■ Given exercise ■
Using the records that follow, reproduce exactly the lines starting at the line containing "Reproduce this chart with Plotly." and ending at the line containing "return (x - L) / (R - L)". Include both end lines and no pictures.

■ Source data ■
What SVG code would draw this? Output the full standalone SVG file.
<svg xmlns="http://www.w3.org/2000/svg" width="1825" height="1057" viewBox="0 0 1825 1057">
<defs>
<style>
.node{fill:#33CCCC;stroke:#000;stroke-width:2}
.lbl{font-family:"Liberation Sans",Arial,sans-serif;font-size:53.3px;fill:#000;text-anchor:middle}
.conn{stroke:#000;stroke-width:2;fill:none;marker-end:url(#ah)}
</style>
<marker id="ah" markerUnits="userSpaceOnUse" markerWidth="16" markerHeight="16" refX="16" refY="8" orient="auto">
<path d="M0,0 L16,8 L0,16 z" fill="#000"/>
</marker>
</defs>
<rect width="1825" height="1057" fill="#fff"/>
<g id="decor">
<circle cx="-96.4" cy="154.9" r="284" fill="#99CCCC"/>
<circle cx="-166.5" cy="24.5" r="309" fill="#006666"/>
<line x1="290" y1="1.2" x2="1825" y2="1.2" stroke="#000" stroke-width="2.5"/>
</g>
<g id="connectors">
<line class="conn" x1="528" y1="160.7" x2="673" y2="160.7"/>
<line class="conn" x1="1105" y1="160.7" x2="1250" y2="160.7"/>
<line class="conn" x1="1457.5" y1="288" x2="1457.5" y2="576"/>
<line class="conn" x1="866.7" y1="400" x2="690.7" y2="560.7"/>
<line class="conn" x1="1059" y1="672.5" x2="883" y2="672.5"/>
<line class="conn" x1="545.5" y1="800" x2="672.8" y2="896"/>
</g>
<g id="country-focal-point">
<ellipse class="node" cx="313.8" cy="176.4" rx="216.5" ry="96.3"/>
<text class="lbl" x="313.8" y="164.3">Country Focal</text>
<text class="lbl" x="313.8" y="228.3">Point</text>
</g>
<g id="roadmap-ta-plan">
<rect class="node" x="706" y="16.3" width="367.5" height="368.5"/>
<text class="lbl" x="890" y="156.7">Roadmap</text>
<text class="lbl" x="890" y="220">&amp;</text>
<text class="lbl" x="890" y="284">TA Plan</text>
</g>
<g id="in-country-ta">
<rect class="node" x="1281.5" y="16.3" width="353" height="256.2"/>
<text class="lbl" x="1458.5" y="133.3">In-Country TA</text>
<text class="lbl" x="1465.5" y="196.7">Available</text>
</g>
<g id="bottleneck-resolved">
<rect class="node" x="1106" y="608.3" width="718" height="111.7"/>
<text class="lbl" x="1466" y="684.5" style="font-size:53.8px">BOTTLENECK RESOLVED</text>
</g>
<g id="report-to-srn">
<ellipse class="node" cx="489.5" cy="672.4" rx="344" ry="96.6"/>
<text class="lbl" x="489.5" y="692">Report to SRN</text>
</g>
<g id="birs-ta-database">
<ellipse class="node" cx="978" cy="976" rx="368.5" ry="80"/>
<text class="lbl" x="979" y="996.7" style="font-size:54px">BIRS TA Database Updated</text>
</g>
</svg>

* * *

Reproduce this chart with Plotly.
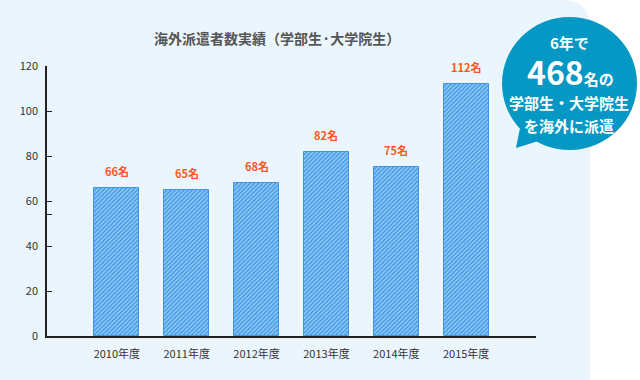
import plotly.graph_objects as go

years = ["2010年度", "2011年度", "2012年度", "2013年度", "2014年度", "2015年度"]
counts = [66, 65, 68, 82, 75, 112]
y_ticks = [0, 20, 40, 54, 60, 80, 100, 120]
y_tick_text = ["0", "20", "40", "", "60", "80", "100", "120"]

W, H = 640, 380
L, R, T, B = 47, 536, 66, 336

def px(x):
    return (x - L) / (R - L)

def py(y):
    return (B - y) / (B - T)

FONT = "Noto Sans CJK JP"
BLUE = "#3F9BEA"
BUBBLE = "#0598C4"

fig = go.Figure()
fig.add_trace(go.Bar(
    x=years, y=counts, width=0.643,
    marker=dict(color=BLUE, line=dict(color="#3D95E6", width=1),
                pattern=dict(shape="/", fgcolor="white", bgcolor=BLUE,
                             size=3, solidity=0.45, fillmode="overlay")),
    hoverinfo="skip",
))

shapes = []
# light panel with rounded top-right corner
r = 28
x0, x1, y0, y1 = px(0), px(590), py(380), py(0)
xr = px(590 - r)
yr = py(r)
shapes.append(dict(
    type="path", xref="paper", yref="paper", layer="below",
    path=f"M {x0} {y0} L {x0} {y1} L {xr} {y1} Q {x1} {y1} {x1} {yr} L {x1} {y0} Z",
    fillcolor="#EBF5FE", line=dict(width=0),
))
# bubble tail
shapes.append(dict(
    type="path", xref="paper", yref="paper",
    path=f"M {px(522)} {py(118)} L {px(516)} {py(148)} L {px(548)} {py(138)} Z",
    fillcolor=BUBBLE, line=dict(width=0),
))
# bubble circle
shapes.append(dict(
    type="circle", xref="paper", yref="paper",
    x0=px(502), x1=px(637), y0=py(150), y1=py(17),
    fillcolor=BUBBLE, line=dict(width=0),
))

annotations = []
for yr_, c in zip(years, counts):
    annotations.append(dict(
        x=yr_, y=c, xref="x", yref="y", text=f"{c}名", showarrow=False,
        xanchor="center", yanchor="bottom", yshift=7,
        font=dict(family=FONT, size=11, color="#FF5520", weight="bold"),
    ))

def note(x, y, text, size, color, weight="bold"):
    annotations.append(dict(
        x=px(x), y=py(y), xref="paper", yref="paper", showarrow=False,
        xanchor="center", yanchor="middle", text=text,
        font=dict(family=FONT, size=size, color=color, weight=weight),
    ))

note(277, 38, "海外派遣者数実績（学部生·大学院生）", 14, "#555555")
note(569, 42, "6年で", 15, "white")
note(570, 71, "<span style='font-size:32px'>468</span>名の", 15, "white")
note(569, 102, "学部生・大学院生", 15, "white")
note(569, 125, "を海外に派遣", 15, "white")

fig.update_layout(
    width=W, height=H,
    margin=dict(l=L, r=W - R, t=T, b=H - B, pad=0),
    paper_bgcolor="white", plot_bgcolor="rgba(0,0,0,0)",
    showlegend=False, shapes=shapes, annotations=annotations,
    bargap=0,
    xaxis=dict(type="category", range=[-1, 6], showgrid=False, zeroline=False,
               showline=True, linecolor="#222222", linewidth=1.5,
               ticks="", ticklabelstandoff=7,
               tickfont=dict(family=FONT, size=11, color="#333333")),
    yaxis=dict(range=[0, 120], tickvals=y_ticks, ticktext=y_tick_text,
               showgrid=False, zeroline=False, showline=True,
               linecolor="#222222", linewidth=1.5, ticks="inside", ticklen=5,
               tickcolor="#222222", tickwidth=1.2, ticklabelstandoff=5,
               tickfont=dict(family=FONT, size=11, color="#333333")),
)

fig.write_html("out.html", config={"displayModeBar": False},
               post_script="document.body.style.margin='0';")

--

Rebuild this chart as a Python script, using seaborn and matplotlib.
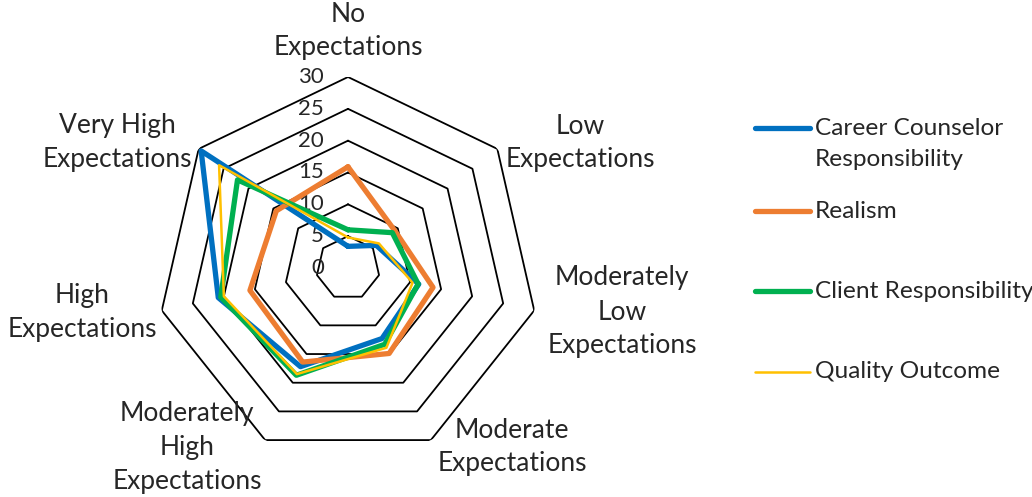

■ Answer to this problem ■
Reproduce this chart with Plotly.
import plotly.graph_objects as go

years = ["2010年度", "2011年度", "2012年度", "2013年度", "2014年度", "2015年度"]
counts = [66, 65, 68, 82, 75, 112]
y_ticks = [0, 20, 40, 54, 60, 80, 100, 120]
y_tick_text = ["0", "20", "40", "", "60", "80", "100", "120"]

W, H = 640, 380
L, R, T, B = 47, 536, 66, 336

def px(x):
    return (x - L) / (R - L)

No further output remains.